With respect to the first argument, the deadline to file suit on Plaintiff's federal claims is unaffected by his state claim filing deadline. With respect to Plaintiff's second argument, to the extent that Plaintiff argues the 90-day deadline should be tolled, equitable tolling applies "in situations where the claimant has actively pursued his judicial remedies by filing a defective pleading during the statutory period, or where the complainant has been induced or tricked by his adversary's misconduct into allowing the filing deadline to pass." Irwin v. Dep't of Veterans Affairs, 498 U.S. 89, 96 (1990). Courts "have generally been much less forgiving in receiving late filings where the claimant failed to exercise due diligence in preserving his legal rights." Id.; see also House v. Salazar, 598 F.Supp.2d 89 (D.D.C. 2009) (declining to equitably toll Title VII statute of limitations for pro se plaintiff where plaintiff's attorney died just before right-to-sue letter was received, the deceased attorney's law firm informed plaintiff on the day of the 90-day deadline that it would not represent him, and he filed suit on the 91st day).

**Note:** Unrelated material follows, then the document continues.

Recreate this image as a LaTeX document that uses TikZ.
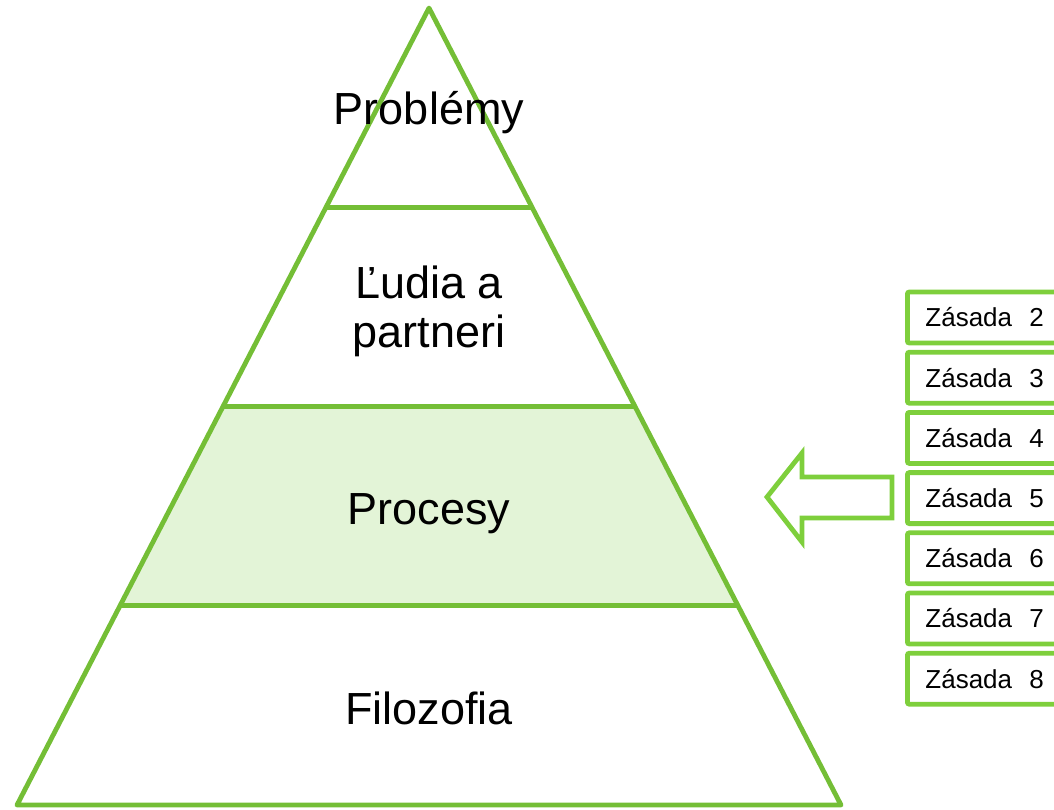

Here, Plaintiff had 43 days between his return to work on April 1, 2013 and the 90-day deadline to file a complaint yet failed to do so. Under these circumstances, the court declines to equitably toll the 90-day deadline to file suit under 42 U.S.C. § 2000 et seq., and therefore dismisses Plaintiff's first and second causes of action because they are time-barred.


For the reasons stated above, Plaintiff's Title VII claims are dismissed as untimely. As discussed at the hearing, by September 5, 2013, Plaintiff shall either file an amended complaint consistent with this order or will have dismissed this case upon his election to seek relief through a state court action.